**RECORDED INFORMATION:**

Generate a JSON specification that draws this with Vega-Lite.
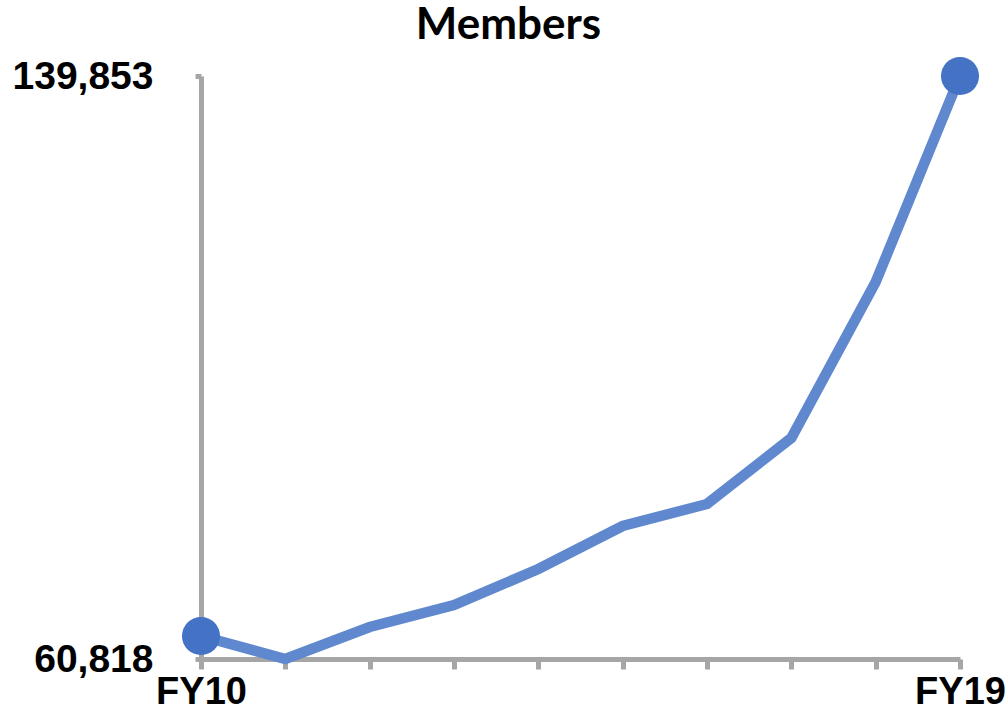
{
  "$schema": "https://vega.github.io/schema/vega-lite/v6.json",
  "autosize": "none",
  "width": 759,
  "height": 583,
  "padding": {"left": 201, "top": 76, "right": 48, "bottom": 62},
  "background": "white",
  "config": {"view": {"stroke": null}},
  "title": {
    "text": "Members",
    "font": "Lato",
    "fontWeight": "bold",
    "fontSize": 44,
    "color": "#000000",
    "anchor": "middle",
    "frame": "group",
    "dx": -72,
    "baseline": "bottom",
    "offset": -37
  },
  "data": {
    "values": [
      {"year": "FY10", "members": 63936},
      {"year": "FY11", "members": 60818},
      {"year": "FY12", "members": 65156},
      {"year": "FY13", "members": 68139},
      {"year": "FY14", "members": 73019},
      {"year": "FY15", "members": 78849},
      {"year": "FY16", "members": 81831},
      {"year": "FY17", "members": 90779},
      {"year": "FY18", "members": 111928},
      {"year": "FY19", "members": 139853}
    ]
  },
  "encoding": {
    "x": {
      "field": "year",
      "type": "ordinal",
      "scale": {"type": "point", "padding": 0},
      "axis": {
        "title": null,
        "labelAngle": 0,
        "labelExpr": "datum.label == 'FY10' || datum.label == 'FY19' ? datum.label : ''",
        "labelFont": "Liberation Sans",
        "labelFontWeight": "bold",
        "labelFontSize": 38,
        "labelColor": "#000000",
        "labelPadding": 4,
        "labelOverlap": false,
        "domainColor": "#A6A6A6",
        "domainWidth": 5,
        "tickColor": "#A6A6A6",
        "tickWidth": 5,
        "tickSize": 10,
        "grid": false
      }
    },
    "y": {
      "field": "members",
      "type": "quantitative",
      "scale": {"domain": [60818, 139853], "nice": false, "zero": false},
      "axis": {
        "title": null,
        "values": [60818, 139853],
        "format": ",d",
        "labelFont": "Liberation Sans",
        "labelFontWeight": "bold",
        "labelFontSize": 39,
        "labelColor": "#000000",
        "labelPadding": 42,
        "domainColor": "#A6A6A6",
        "domainWidth": 5,
        "tickColor": "#A6A6A6",
        "tickWidth": 5,
        "tickSize": 6,
        "grid": false
      }
    }
  },
  "layer": [
    {
      "mark": {"type": "line", "color": "#5F88CE", "strokeWidth": 10.5, "strokeJoin": "miter"}
    },
    {
      "transform": [{"filter": "datum.year == 'FY10' || datum.year == 'FY19'"}],
      "mark": {"type": "point", "filled": true, "opacity": 1, "color": "#4472C4", "size": 1450}
    }
  ]
}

**GIVEN TASK:** Repeat the data exactly, dropping every picture it holds.

**RESULT OF THIS EXERCISE:**
Generate a JSON specification that draws this with Vega-Lite.
{
  "$schema": "https://vega.github.io/schema/vega-lite/v6.json",
  "autosize": "none",
  "width": 759,
  "height": 583,
  "padding": {"left": 201, "top": 76, "right": 48, "bottom": 62},
  "background": "white",
  "config": {"view": {"stroke": null}},
  "title": {
    "text": "Members",
    "font": "Lato",
    "fontWeight": "bold",
    "fontSize": 44,
    "color": "#000000",
    "anchor": "middle",
    "frame": "group",
    "dx": -72,
    "baseline": "bottom",
    "offset": -37
  },
  "data": {
    "values": [
      {"year": "FY10", "members": 63936},
      {"year": "FY11", "members": 60818},
      {"year": "FY12", "members": 65156},
      {"year": "FY13", "members": 68139},
      {"year": "FY14", "members": 73019},
      {"year": "FY15", "members": 78849},
      {"year": "FY16", "members": 81831},
      {"year": "FY17", "members": 90779},
      {"year": "FY18", "members": 111928},
      {"year": "FY19", "members": 139853}
    ]
  },
  "encoding": {
    "x": {
      "field": "year",
      "type": "ordinal",
      "scale": {"type": "point", "padding": 0},
      "axis": {
        "title": null,
        "labelAngle": 0,
        "labelExpr": "datum.label == 'FY10' || datum.label == 'FY19' ? datum.label : ''",
        "labelFont": "Liberation Sans",
        "labelFontWeight": "bold",
        "labelFontSize": 38,
        "labelColor": "#000000",
        "labelPadding": 4,
        "labelOverlap": false,
        "domainColor": "#A6A6A6",
        "domainWidth": 5,
        "tickColor": "#A6A6A6",
        "tickWidth": 5,
        "tickSize": 10,
        "grid": false
      }
    },
    "y": {
      "field": "members",
      "type": "quantitative",
      "scale": {"domain": [60818, 139853], "nice": false, "zero": false},
      "axis": {
        "title": null,
        "values": [60818, 139853],
        "format": ",d",
        "labelFont": "Liberation Sans",
        "labelFontWeight": "bold",
        "labelFontSize": 39,
        "labelColor": "#000000",
        "labelPadding": 42,
        "domainColor": "#A6A6A6",
        "domainWidth": 5,
        "tickColor": "#A6A6A6",
        "tickWidth": 5,
        "tickSize": 6,
        "grid": false
      }
    }
  },
  "layer": [
    {
      "mark": {"type": "line", "color": "#5F88CE", "strokeWidth": 10.5, "strokeJoin": "miter"}
    },
    {
      "transform": [{"filter": "datum.year == 'FY10' || datum.year == 'FY19'"}],
      "mark": {"type": "point", "filled": true, "opacity": 1, "color": "#4472C4", "size": 1450}
    }
  ]
}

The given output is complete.